:: To do ::
Transcribe the material exactly. Images do not belong in the copy.
• • • •
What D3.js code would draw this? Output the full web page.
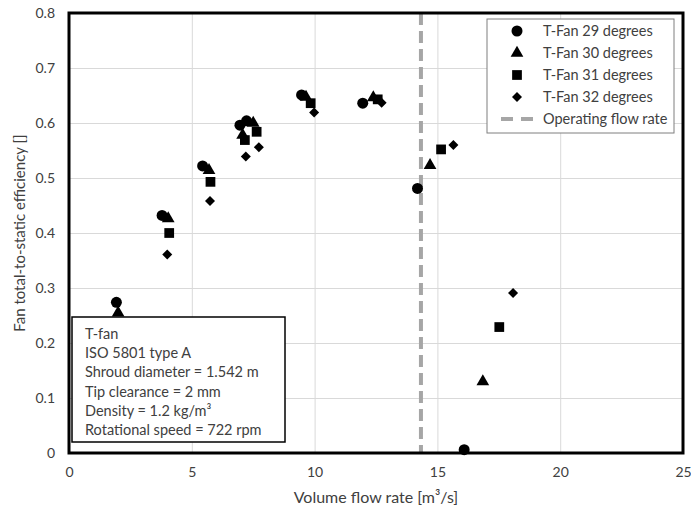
<!DOCTYPE html>
<html>
<head>
<meta charset="utf-8">
<script src="https://cdn.jsdelivr.net/npm/d3@7"></script>
<style>
  body { margin: 0; background: #fff; }
  svg text { font-family: Lato, "Open Sans", sans-serif; fill: #404040; }
</style>
</head>
<body>
<svg width="691" height="513"></svg>
<script>
// flow rate [m3/s] and efficiency [-]
var fan29X = [1.93, 3.79, 5.44, 6.96, 7.23, 9.47, 11.96, 14.19, 16.09];
var fan29Y = [0.274, 0.432, 0.522, 0.596, 0.604, 0.651, 0.636, 0.481, 0.006];
var fan30X = [2.0, 4.04, 5.70, 7.07, 7.50, 9.65, 12.39, 14.70, 16.85];
var fan30Y = [0.255, 0.426, 0.514, 0.578, 0.600, 0.647, 0.646, 0.523, 0.130];
var fan31X = [4.08, 5.76, 7.16, 7.64, 9.84, 12.57, 15.15, 17.52];
var fan31Y = [0.400, 0.493, 0.569, 0.584, 0.636, 0.643, 0.552, 0.229];
var fan32X = [4.00, 5.74, 7.20, 7.73, 9.98, 12.73, 15.65, 18.08];
var fan32Y = [0.361, 0.458, 0.539, 0.556, 0.619, 0.637, 0.560, 0.291];
var operatingFlow = 14.33;

var seriesNames = ["T-Fan 29 degrees", "T-Fan 30 degrees", "T-Fan 31 degrees", "T-Fan 32 degrees"];
var xTicks = [0, 5, 10, 15, 20, 25];
var yTicks = [0, 0.1, 0.2, 0.3, 0.4, 0.5, 0.6, 0.7, 0.8];
var infoLines = ["T-fan", "ISO 5801 type A", "Shroud diameter = 1.542 m", "Tip clearance = 2 mm",
                 "Density = 1.2 kg/m\u00b3", "Rotational speed = 722 rpm"];

var svg = d3.select("svg");
var margin = { top: 13, right: 8, bottom: 60, left: 69 };
var width = 691, height = 513;

var xScale = d3.scaleLinear().domain([0, 25]).range([margin.left, width - margin.right]);
var yScale = d3.scaleLinear().domain([0, 0.8]).range([height - margin.bottom, margin.top]);

// grid
svg.append("g")
   .attr("transform", "translate(0," + (height - margin.bottom) + ")")
   .call(d3.axisBottom(xScale).tickValues(xTicks).tickSize(-(yScale(0) - yScale(0.8))).tickFormat(""))
   .call(g => g.select(".domain").remove())
   .call(g => g.selectAll("line").attr("stroke", "#d9d9d9"));

svg.append("g")
   .attr("transform", "translate(" + margin.left + ",0)")
   .call(d3.axisLeft(yScale).tickValues(yTicks).tickSize(-(xScale(25) - xScale(0))).tickFormat(""))
   .call(g => g.select(".domain").remove())
   .call(g => g.selectAll("line").attr("stroke", "#d9d9d9"));

// tick labels
svg.append("g")
   .attr("transform", "translate(0," + (height - margin.bottom) + ")")
   .call(d3.axisBottom(xScale).tickValues(xTicks).tickSize(0).tickPadding(14).tickFormat(d3.format("d")))
   .call(g => g.select(".domain").remove())
   .call(g => g.selectAll("text").attr("font-size", 14).style("font-family", "Lato, sans-serif"));

svg.append("g")
   .attr("transform", "translate(" + margin.left + ",0)")
   .call(d3.axisLeft(yScale).tickValues(yTicks).tickSize(0).tickPadding(14).tickFormat(d => d === 0 ? "0" : d3.format(".1f")(d)))
   .call(g => g.select(".domain").remove())
   .call(g => g.selectAll("text").attr("font-size", 14).style("font-family", "Lato, sans-serif"));

// operating flow rate
svg.append("line")
   .attr("x1", xScale(operatingFlow)).attr("x2", xScale(operatingFlow))
   .attr("y1", yScale(0.8)).attr("y2", yScale(0))
   .attr("stroke", "#a6a6a6").attr("stroke-width", 4)
   .attr("stroke-dasharray", "12,6");

// points
var symbols = [d3.symbolCircle, d3.symbolTriangle, d3.symbolSquare, d3.symbolSquare];
var sizes = [95, 70, 95, 50];
var rotations = [0, 0, 0, 45];
var xs = [fan29X, fan30X, fan31X, fan32X];
var ys = [fan29Y, fan30Y, fan31Y, fan32Y];

xs.forEach(function(xArr, i) {
  var pts = xArr.map((x, j) => ({ x: x, y: ys[i][j] }));
  svg.append("g").selectAll("path")
     .data(pts)
     .enter()
     .append("path")
       .attr("d", d3.symbol().type(symbols[i]).size(sizes[i]))
       .attr("transform", d => "translate(" + xScale(d.x) + "," + yScale(d.y) + ") rotate(" + rotations[i] + ")")
       .attr("fill", "#000");
});

// plot frame
svg.append("rect")
   .attr("x", xScale(0)).attr("y", yScale(0.8))
   .attr("width", xScale(25) - xScale(0)).attr("height", yScale(0) - yScale(0.8))
   .attr("fill", "none").attr("stroke", "#000").attr("stroke-width", 3);

// info box
var info = svg.append("g").attr("transform", "translate(72,317)");
info.append("rect")
    .attr("width", 213).attr("height", 125)
    .attr("fill", "#fff").attr("stroke", "#000").attr("stroke-width", 1.5);
info.selectAll("text")
    .data(infoLines)
    .enter()
    .append("text")
      .attr("x", 13)
      .attr("y", (d, i) => 22 + i * 19.2)
      .attr("font-size", 14.5)
      .attr("fill", "#404040")
      .text(d => d);

// legend
var legend = svg.append("g").attr("transform", "translate(487,19)");
legend.append("rect")
      .attr("width", 187).attr("height", 114)
      .attr("fill", "#fff").attr("stroke", "#7f7f7f").attr("stroke-width", 1);
seriesNames.forEach(function(name, i) {
  var cy = 12 + i * 22;
  legend.append("path")
        .attr("d", d3.symbol().type(symbols[i]).size(sizes[i]))
        .attr("transform", "translate(30," + cy + ") rotate(" + rotations[i] + ")")
        .attr("fill", "#000");
  legend.append("text")
        .attr("x", 56).attr("y", cy + 5)
        .attr("font-size", 14.5)
        .text(name);
});
legend.append("line")
      .attr("x1", 14).attr("x2", 46)
      .attr("y1", 100).attr("y2", 100)
      .attr("stroke", "#a6a6a6").attr("stroke-width", 4)
      .attr("stroke-dasharray", "12,8");
legend.append("text")
      .attr("x", 56).attr("y", 105)
      .attr("font-size", 14.5)
      .text("Operating flow rate");

// axis titles
svg.append("text")
   .attr("x", xScale(12.5)).attr("y", 503)
   .attr("text-anchor", "middle")
   .attr("font-size", 16)
   .text("Volume flow rate [m\u00b3/s]");

svg.append("text")
   .attr("transform", "translate(25," + yScale(0.4) + ") rotate(-90)")
   .attr("text-anchor", "middle")
   .attr("font-size", 15)
   .text("Fan total-to-static efficiency []");
</script>
</body>
</html>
• • • •
:: Solution for this exercise ::
What D3.js code would draw this? Output the full web page.
<!DOCTYPE html>
<html>
<head>
<meta charset="utf-8">
<script src="https://cdn.jsdelivr.net/npm/d3@7"></script>
<style>
  body { margin: 0; background: #fff; }
  svg text { font-family: Lato, "Open Sans", sans-serif; fill: #404040; }
</style>
</head>
<body>
<svg width="691" height="513"></svg>
<script>
// flow rate [m3/s] and efficiency [-]
var fan29X = [1.93, 3.79, 5.44, 6.96, 7.23, 9.47, 11.96, 14.19, 16.09];
var fan29Y = [0.274, 0.432, 0.522, 0.596, 0.604, 0.651, 0.636, 0.481, 0.006];
var fan30X = [2.0, 4.04, 5.70, 7.07, 7.50, 9.65, 12.39, 14.70, 16.85];
var fan30Y = [0.255, 0.426, 0.514, 0.578, 0.600, 0.647, 0.646, 0.523, 0.130];
var fan31X = [4.08, 5.76, 7.16, 7.64, 9.84, 12.57, 15.15, 17.52];
var fan31Y = [0.400, 0.493, 0.569, 0.584, 0.636, 0.643, 0.552, 0.229];
var fan32X = [4.00, 5.74, 7.20, 7.73, 9.98, 12.73, 15.65, 18.08];
var fan32Y = [0.361, 0.458, 0.539, 0.556, 0.619, 0.637, 0.560, 0.291];
var operatingFlow = 14.33;

var seriesNames = ["T-Fan 29 degrees", "T-Fan 30 degrees", "T-Fan 31 degrees", "T-Fan 32 degrees"];
var xTicks = [0, 5, 10, 15, 20, 25];
var yTicks = [0, 0.1, 0.2, 0.3, 0.4, 0.5, 0.6, 0.7, 0.8];
var infoLines = ["T-fan", "ISO 5801 type A", "Shroud diameter = 1.542 m", "Tip clearance = 2 mm",
                 "Density = 1.2 kg/m\u00b3", "Rotational speed = 722 rpm"];

var svg = d3.select("svg");
var margin = { top: 13, right: 8, bottom: 60, left: 69 };
var width = 691, height = 513;

var xScale = d3.scaleLinear().domain([0, 25]).range([margin.left, width - margin.right]);
var yScale = d3.scaleLinear().domain([0, 0.8]).range([height - margin.bottom, margin.top]);

// grid
svg.append("g")
   .attr("transform", "translate(0," + (height - margin.bottom) + ")")
   .call(d3.axisBottom(xScale).tickValues(xTicks).tickSize(-(yScale(0) - yScale(0.8))).tickFormat(""))
   .call(g => g.select(".domain").remove())
   .call(g => g.selectAll("line").attr("stroke", "#d9d9d9"));

svg.append("g")
   .attr("transform", "translate(" + margin.left + ",0)")
   .call(d3.axisLeft(yScale).tickValues(yTicks).tickSize(-(xScale(25) - xScale(0))).tickFormat(""))
   .call(g => g.select(".domain").remove())
   .call(g => g.selectAll("line").attr("stroke", "#d9d9d9"));

// tick labels
svg.append("g")
   .attr("transform", "translate(0," + (height - margin.bottom) + ")")
   .call(d3.axisBottom(xScale).tickValues(xTicks).tickSize(0).tickPadding(14).tickFormat(d3.format("d")))
   .call(g => g.select(".domain").remove())
   .call(g => g.selectAll("text").attr("font-size", 14).style("font-family", "Lato, sans-serif"));

svg.append("g")
   .attr("transform", "translate(" + margin.left + ",0)")
   .call(d3.axisLeft(yScale).tickValues(yTicks).tickSize(0).tickPadding(14).tickFormat(d => d === 0 ? "0" : d3.format(".1f")(d)))
   .call(g => g.select(".domain").remove())
   .call(g => g.selectAll("text").attr("font-size", 14).style("font-family", "Lato, sans-serif"));

// operating flow rate
svg.append("line")
   .attr("x1", xScale(operatingFlow)).attr("x2", xScale(operatingFlow))
   .attr("y1", yScale(0.8)).attr("y2", yScale(0))
   .attr("stroke", "#a6a6a6").attr("stroke-width", 4)
   .attr("stroke-dasharray", "12,6");

// points
var symbols = [d3.symbolCircle, d3.symbolTriangle, d3.symbolSquare, d3.symbolSquare];
var sizes = [95, 70, 95, 50];
var rotations = [0, 0, 0, 45];
var xs = [fan29X, fan30X, fan31X, fan32X];
var ys = [fan29Y, fan30Y, fan31Y, fan32Y];

xs.forEach(function(xArr, i) {
  var pts = xArr.map((x, j) => ({ x: x, y: ys[i][j] }));
  svg.append("g").selectAll("path")
     .data(pts)
     .enter()
     .append("path")
       .attr("d", d3.symbol().type(symbols[i]).size(sizes[i]))
       .attr("transform", d => "translate(" + xScale(d.x) + "," + yScale(d.y) + ") rotate(" + rotations[i] + ")")
       .attr("fill", "#000");
});

// plot frame
svg.append("rect")
   .attr("x", xScale(0)).attr("y", yScale(0.8))
   .attr("width", xScale(25) - xScale(0)).attr("height", yScale(0) - yScale(0.8))
   .attr("fill", "none").attr("stroke", "#000").attr("stroke-width", 3);

// info box
var info = svg.append("g").attr("transform", "translate(72,317)");
info.append("rect")
    .attr("width", 213).attr("height", 125)
    .attr("fill", "#fff").attr("stroke", "#000").attr("stroke-width", 1.5);
info.selectAll("text")
    .data(infoLines)
    .enter()
    .append("text")
      .attr("x", 13)
      .attr("y", (d, i) => 22 + i * 19.2)
      .attr("font-size", 14.5)
      .attr("fill", "#404040")
      .text(d => d);

// legend
var legend = svg.append("g").attr("transform", "translate(487,19)");
legend.append("rect")
      .attr("width", 187).attr("height", 114)
      .attr("fill", "#fff").attr("stroke", "#7f7f7f").attr("stroke-width", 1);
seriesNames.forEach(function(name, i) {
  var cy = 12 + i * 22;
  legend.append("path")
        .attr("d", d3.symbol().type(symbols[i]).size(sizes[i]))
        .attr("transform", "translate(30," + cy + ") rotate(" + rotations[i] + ")")
        .attr("fill", "#000");
  legend.append("text")
        .attr("x", 56).attr("y", cy + 5)
        .attr("font-size", 14.5)
        .text(name);
});
legend.append("line")
      .attr("x1", 14).attr("x2", 46)
      .attr("y1", 100).attr("y2", 100)
      .attr("stroke", "#a6a6a6").attr("stroke-width", 4)
      .attr("stroke-dasharray", "12,8");
legend.append("text")
      .attr("x", 56).attr("y", 105)
      .attr("font-size", 14.5)
      .text("Operating flow rate");

// axis titles
svg.append("text")
   .attr("x", xScale(12.5)).attr("y", 503)
   .attr("text-anchor", "middle")
   .attr("font-size", 16)
   .text("Volume flow rate [m\u00b3/s]");

svg.append("text")
   .attr("transform", "translate(25," + yScale(0.4) + ") rotate(-90)")
   .attr("text-anchor", "middle")
   .attr("font-size", 15)
   .text("Fan total-to-static efficiency []");
</script>
</body>
</html>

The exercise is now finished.